Soon, they are celebrating ‘Ravi’’s heroism, and Seema’s new-found 'freedom' from the wheelchair. [I’m ogling Amitabh, who’s looking dashing in a monochrome sweater.]
[Shalini is swooning over his ‘look’, but retains enough sanity to sound a cautionary note: AB is old enough to be our father. Such minor details are not important. He’s made my heart beat faster from when I was a pre-teen. Shalini, like Hema, gives up the unequal task of persuading me that we are being nuts, and goes back to swooning over the look that AB is giving Ranjeeta. 'Haaye!']
While we are still trying to get our breath back, Babu suddenly remembers that he’s supposed to be married to Indu. He's dragged into the farmhouse by Seema and the girls who inform them that they are overlooking his presence in the house because it is Karwa Chauth. Oh, no! Babu is pushed into the bedroom where Indu is waiting for him with the traditional aarti. Babu, being a villain with scruples, comes clean. A shaken Indu reveals the truth to her brothers-in-law, who are furious at being betrayed thus. They are on the point of beating him up when Indu intervenes. He could have done much worse.
[Here, Shalini and I had a mini-argument/discussion; S averring that this was inconsistent with Indu’s character, and me more laidback about it. Neither S nor I come from ‘feet-touching’ backgrounds, but I have seen my friends who do, and the most modern of them will go the whole hog on Karwa Chauth, fasting until they see the moon, eat only after they view their husband’s face, etc.

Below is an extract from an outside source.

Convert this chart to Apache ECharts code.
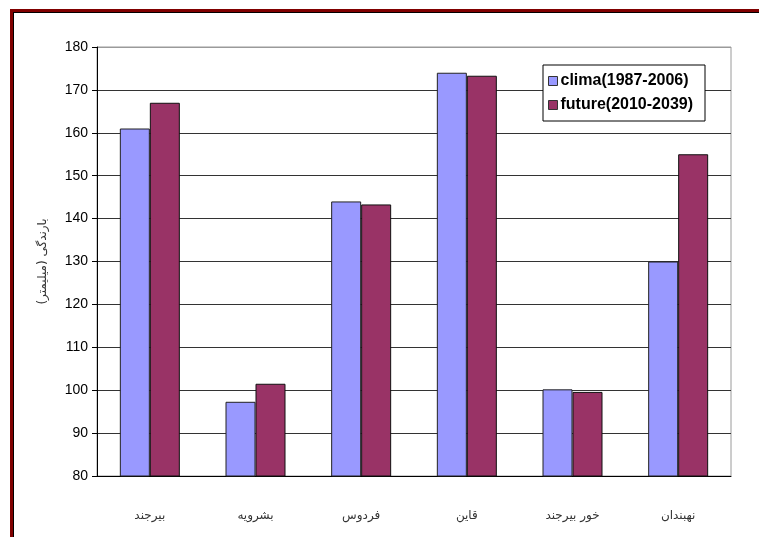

Also, I have known many women who are a blend of modernity and tradition who would not blink an eye at the inherent contradictions in being a modern, independent, free-thinking, working woman, and finding joy in the traditional home-maker chores/wifely duties as well. We agreed to disagree. We were, however, in agreement that Babu is devastatingly handsome.]
There's the climax yet to come. You already know how much Shalini and I like this film; if that hasn’t convinced you that this is an epic film, then watch it because:
1. Satte pe Satta is a well-made film and it has aged well. It is clear they have put a lot of thought into every aspect. [It deserves all the love it can get; such respect for the female characters is so seldom seen in a mainstream film.] 
2.  The performances are top-notch.
3. The humour is in the dialogues and the situations.
4.  For the sheer camaraderie between the ‘brothers’. 
5.   The songs, the songs! RD, Kishore, Asha…. all the way.
6. Amjad Khan. The man was brilliant, especially in the Daaru peene se... sequence. 
7. The gorgeousness of Hema Malini. How. Beautiful. Is. She? Plus, how can you not love such a no-nonsense heroine? She’s got spunk, this girl!  
8.  Amitabh Bachchan. As Ravi. He was beyond gorgeous. He was so good-looking, so manly, so respectful, such all-round goodness. ['He was seriously hot in this one.' I second that.] 
9Amitabh Bachchan. As Babu. 'nuff said. 
So, Chain kuli ke nain kuli ki chain… what are you waiting for? Go watch, if you haven’t already. If you have, it’s time to watch again.